● SUPPLIED INFORMATION:

# # # # #

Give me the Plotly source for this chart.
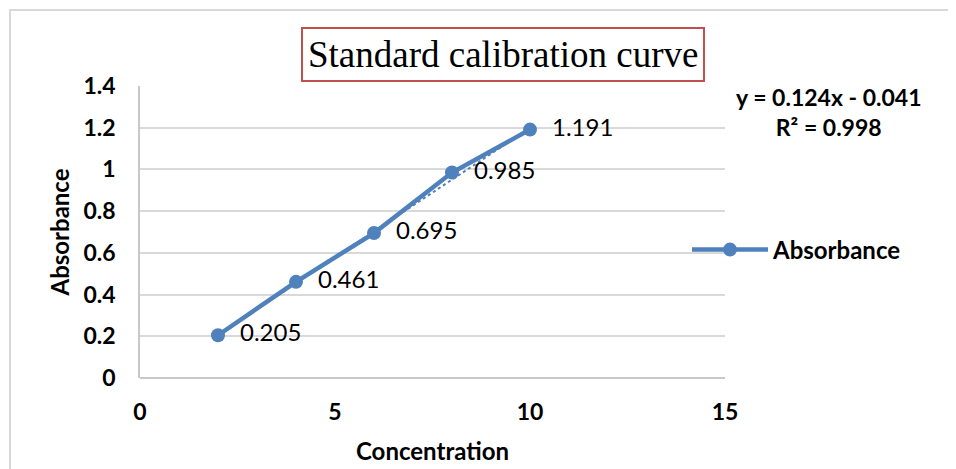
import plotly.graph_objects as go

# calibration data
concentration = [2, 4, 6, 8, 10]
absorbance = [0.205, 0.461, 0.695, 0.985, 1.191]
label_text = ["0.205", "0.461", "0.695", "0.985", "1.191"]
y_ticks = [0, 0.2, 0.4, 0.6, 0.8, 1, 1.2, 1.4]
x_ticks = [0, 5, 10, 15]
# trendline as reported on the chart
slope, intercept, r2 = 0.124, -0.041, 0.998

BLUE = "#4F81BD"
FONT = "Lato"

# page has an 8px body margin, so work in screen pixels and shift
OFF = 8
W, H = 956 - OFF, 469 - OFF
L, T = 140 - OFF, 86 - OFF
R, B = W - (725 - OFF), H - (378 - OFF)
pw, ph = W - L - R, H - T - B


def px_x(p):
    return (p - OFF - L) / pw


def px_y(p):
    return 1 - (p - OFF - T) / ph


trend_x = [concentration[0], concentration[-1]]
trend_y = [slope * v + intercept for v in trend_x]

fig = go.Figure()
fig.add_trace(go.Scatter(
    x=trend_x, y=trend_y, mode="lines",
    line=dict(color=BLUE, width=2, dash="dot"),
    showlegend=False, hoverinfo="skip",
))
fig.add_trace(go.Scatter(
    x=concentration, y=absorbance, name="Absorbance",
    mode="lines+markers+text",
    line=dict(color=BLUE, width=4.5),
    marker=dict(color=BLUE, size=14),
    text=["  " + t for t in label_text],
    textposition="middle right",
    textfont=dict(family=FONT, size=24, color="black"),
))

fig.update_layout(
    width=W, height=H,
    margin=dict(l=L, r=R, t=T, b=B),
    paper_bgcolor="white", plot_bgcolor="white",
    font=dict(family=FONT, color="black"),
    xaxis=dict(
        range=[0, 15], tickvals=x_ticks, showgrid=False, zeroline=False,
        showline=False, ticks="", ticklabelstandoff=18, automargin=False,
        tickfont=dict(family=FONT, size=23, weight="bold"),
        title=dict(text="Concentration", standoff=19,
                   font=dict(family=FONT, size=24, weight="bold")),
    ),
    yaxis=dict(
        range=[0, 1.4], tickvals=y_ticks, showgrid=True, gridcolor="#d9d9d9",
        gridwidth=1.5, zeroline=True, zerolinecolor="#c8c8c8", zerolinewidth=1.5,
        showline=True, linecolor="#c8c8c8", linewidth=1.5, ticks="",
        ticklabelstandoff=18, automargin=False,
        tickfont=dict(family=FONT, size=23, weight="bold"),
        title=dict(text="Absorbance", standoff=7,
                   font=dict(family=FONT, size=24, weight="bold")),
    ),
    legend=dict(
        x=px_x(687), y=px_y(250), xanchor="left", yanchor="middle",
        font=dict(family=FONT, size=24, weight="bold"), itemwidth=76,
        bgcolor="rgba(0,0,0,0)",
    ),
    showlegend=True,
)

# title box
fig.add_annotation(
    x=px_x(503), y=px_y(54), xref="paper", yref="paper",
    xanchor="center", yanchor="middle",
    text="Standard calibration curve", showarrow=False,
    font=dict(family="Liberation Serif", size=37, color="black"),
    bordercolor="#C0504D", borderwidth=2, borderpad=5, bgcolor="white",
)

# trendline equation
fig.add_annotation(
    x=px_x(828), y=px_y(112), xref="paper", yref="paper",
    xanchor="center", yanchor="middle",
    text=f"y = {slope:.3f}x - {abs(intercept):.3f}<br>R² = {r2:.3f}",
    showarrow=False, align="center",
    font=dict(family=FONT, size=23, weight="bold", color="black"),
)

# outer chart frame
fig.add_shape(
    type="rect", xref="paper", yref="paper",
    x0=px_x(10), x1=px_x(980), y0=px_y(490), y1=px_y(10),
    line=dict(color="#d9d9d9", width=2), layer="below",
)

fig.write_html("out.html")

# # # # #

● WHAT IS REQUIRED:
Drop the images and repeat the data exactly.

● CORRECT RESPONSE:
Give me the Plotly source for this chart.
import plotly.graph_objects as go

# calibration data
concentration = [2, 4, 6, 8, 10]
absorbance = [0.205, 0.461, 0.695, 0.985, 1.191]
label_text = ["0.205", "0.461", "0.695", "0.985", "1.191"]
y_ticks = [0, 0.2, 0.4, 0.6, 0.8, 1, 1.2, 1.4]
x_ticks = [0, 5, 10, 15]
# trendline as reported on the chart
slope, intercept, r2 = 0.124, -0.041, 0.998

BLUE = "#4F81BD"
FONT = "Lato"

# page has an 8px body margin, so work in screen pixels and shift
OFF = 8
W, H = 956 - OFF, 469 - OFF
L, T = 140 - OFF, 86 - OFF
R, B = W - (725 - OFF), H - (378 - OFF)
pw, ph = W - L - R, H - T - B


def px_x(p):
    return (p - OFF - L) / pw


def px_y(p):
    return 1 - (p - OFF - T) / ph


trend_x = [concentration[0], concentration[-1]]
trend_y = [slope * v + intercept for v in trend_x]

fig = go.Figure()
fig.add_trace(go.Scatter(
    x=trend_x, y=trend_y, mode="lines",
    line=dict(color=BLUE, width=2, dash="dot"),
    showlegend=False, hoverinfo="skip",
))
fig.add_trace(go.Scatter(
    x=concentration, y=absorbance, name="Absorbance",
    mode="lines+markers+text",
    line=dict(color=BLUE, width=4.5),
    marker=dict(color=BLUE, size=14),
    text=["  " + t for t in label_text],
    textposition="middle right",
    textfont=dict(family=FONT, size=24, color="black"),
))

fig.update_layout(
    width=W, height=H,
    margin=dict(l=L, r=R, t=T, b=B),
    paper_bgcolor="white", plot_bgcolor="white",
    font=dict(family=FONT, color="black"),
    xaxis=dict(
        range=[0, 15], tickvals=x_ticks, showgrid=False, zeroline=False,
        showline=False, ticks="", ticklabelstandoff=18, automargin=False,
        tickfont=dict(family=FONT, size=23, weight="bold"),
        title=dict(text="Concentration", standoff=19,
                   font=dict(family=FONT, size=24, weight="bold")),
    ),
    yaxis=dict(
        range=[0, 1.4], tickvals=y_ticks, showgrid=True, gridcolor="#d9d9d9",
        gridwidth=1.5, zeroline=True, zerolinecolor="#c8c8c8", zerolinewidth=1.5,
        showline=True, linecolor="#c8c8c8", linewidth=1.5, ticks="",
        ticklabelstandoff=18, automargin=False,
        tickfont=dict(family=FONT, size=23, weight="bold"),
        title=dict(text="Absorbance", standoff=7,
                   font=dict(family=FONT, size=24, weight="bold")),
    ),
    legend=dict(
        x=px_x(687), y=px_y(250), xanchor="left", yanchor="middle",
        font=dict(family=FONT, size=24, weight="bold"), itemwidth=76,
        bgcolor="rgba(0,0,0,0)",
    ),
    showlegend=True,
)

# title box
fig.add_annotation(
    x=px_x(503), y=px_y(54), xref="paper", yref="paper",
    xanchor="center", yanchor="middle",
    text="Standard calibration curve", showarrow=False,
    font=dict(family="Liberation Serif", size=37, color="black"),
    bordercolor="#C0504D", borderwidth=2, borderpad=5, bgcolor="white",
)

# trendline equation
fig.add_annotation(
    x=px_x(828), y=px_y(112), xref="paper", yref="paper",
    xanchor="center", yanchor="middle",
    text=f"y = {slope:.3f}x - {abs(intercept):.3f}<br>R² = {r2:.3f}",
    showarrow=False, align="center",
    font=dict(family=FONT, size=23, weight="bold", color="black"),
)

# outer chart frame
fig.add_shape(
    type="rect", xref="paper", yref="paper",
    x0=px_x(10), x1=px_x(980), y0=px_y(490), y1=px_y(10),
    line=dict(color="#d9d9d9", width=2), layer="below",
)

fig.write_html("out.html")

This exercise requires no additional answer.